When everything shakes, precision is usually impossible. Anyone who has ever tried to take a photo with shaky hands or jot down handwritten notes on a bumpy bus ride knows this. In technical precision measurements, even the smallest vibrations are a major problem, for example with high-performance microscopes or perfectly aligned telescope mirrors. Even the smallest vibrations, which are not even perceptible to humans, can render the measurement result unusable.
The Technical University of Vienna has invented a new vibration damping technology that solves this problem in an unusual way: electropermanent magnets are used. These are magnets that, like ordinary permanent magnets, retain their magnetism permanently without a power supply, but are additionally equipped with a coil so that their magnetization can be changed extremely quickly by an electrical pulse. This makes it possible, for example, to actively suppress the vibrations of the mirrors of large telescopes and thus significantly increase their performance.
A floating platform with nanometric precision
The vibration damping system at TU Wien consists of a fixed base and a floating platform above it. The platform is suspended in the air and held in place by strong magnetic forces. Several electromagnetic actuators can then adjust the position of the platform with high precision in fractions of a second, even when a load of several kilograms is mounted on this platform.
“In sensitive applications, such as the positioning of mirror segments, the position of this platform must be kept stable to within a few tens of nanometers,” explains Professor Ernst Csencsics from the Institute of Automation and Control Technology at TU Wien. “This is only possible if even minimal floor vibrations, such as those that occur when someone walks past the laboratory or those caused by normal building vibrations, can be compensated for.”
The position of the platform must therefore be measured with extreme precision and any movement must be immediately neutralized. This allows vibrations to be very effectively suppressed, especially low-frequency vibrations, which are usually a problem in such applications.

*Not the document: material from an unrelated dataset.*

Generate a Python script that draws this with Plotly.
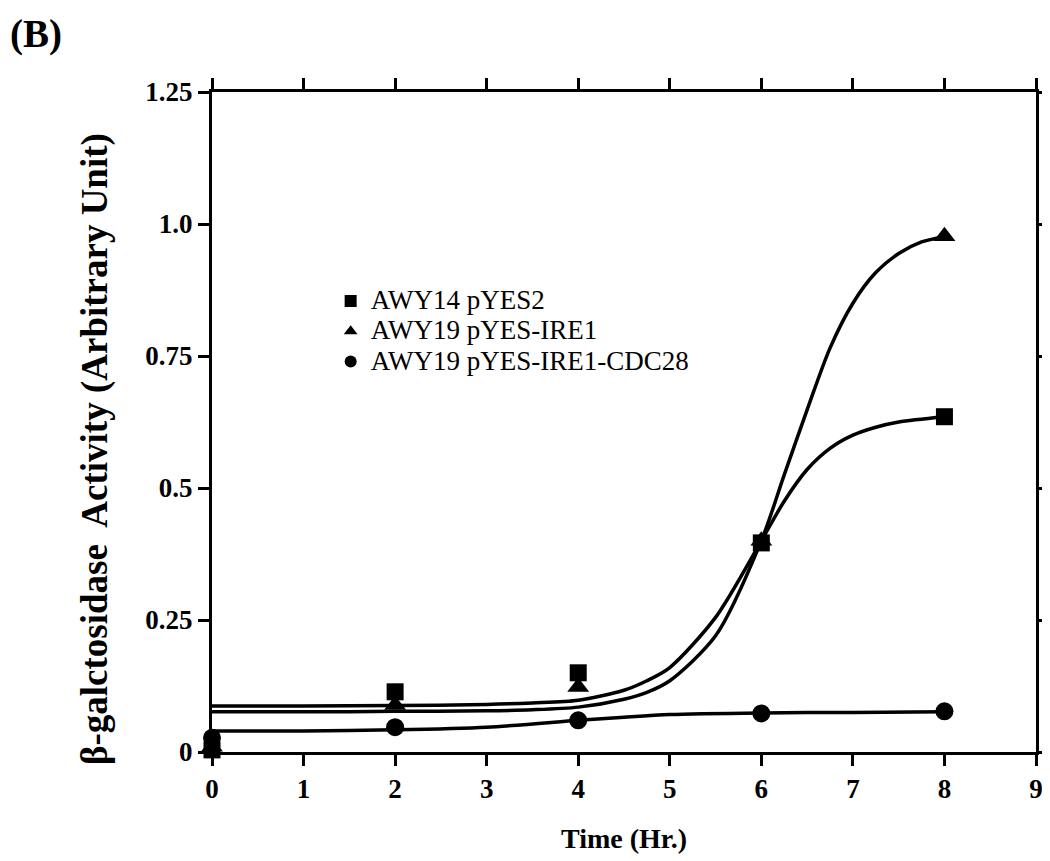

Electromagnets need constant power
“To actively dampen vibrations, electromagnets are usually used,” explains Professor Georg Schitter, director of the institute. “A current flows through coils in a magnetic field and, depending on the intensity of this current, different forces can be generated. This works very quickly and precisely.”
The major disadvantage of this technology is that the current must flow continuously, otherwise the magnetic forces disappear instantly. A permanent magnet, on the other hand, can retain its magnetic properties for an indefinite period of time without any external energy input – once it has been magnetized by a very strong magnetic field.
Everyday permanent magnets, such as those known from magnetic boards or refrigerator magnets, are also manufactured in this way: a suitable magnetizable material is required and it is exposed once to a strong magnetic field. This creates a magnetic order in the material, which allows it to remain permanently magnetic.
Targeted remagnetization of permanent magnets
The researchers succeeded in combining the advantages of electromagnets and permanent magnets to dampen vibrations with an electropermanent magnet. “This is a permanent magnet that is also equipped with a coil,” explains Csencsics. As long as the power of the permanent magnet is in the appropriate range, it does not require any power and the floating platform is held in place. Only small corrective measures of the actuators are necessary to compensate for the vibrations.
If the power of the permanent magnet is no longer suitable, for example because the weight of the floating platform has changed or because it has to be tilted, then more radical methods are used: a short, strong current pulse is sent through the coil, which creates a very strong magnetic field for a moment and also changes the magnetization of the permanent magnet. By selecting the appropriate magnetic pulse power, the permanent magnet can be set to a new operating point, at which it then remains constant without the need for an energy supply.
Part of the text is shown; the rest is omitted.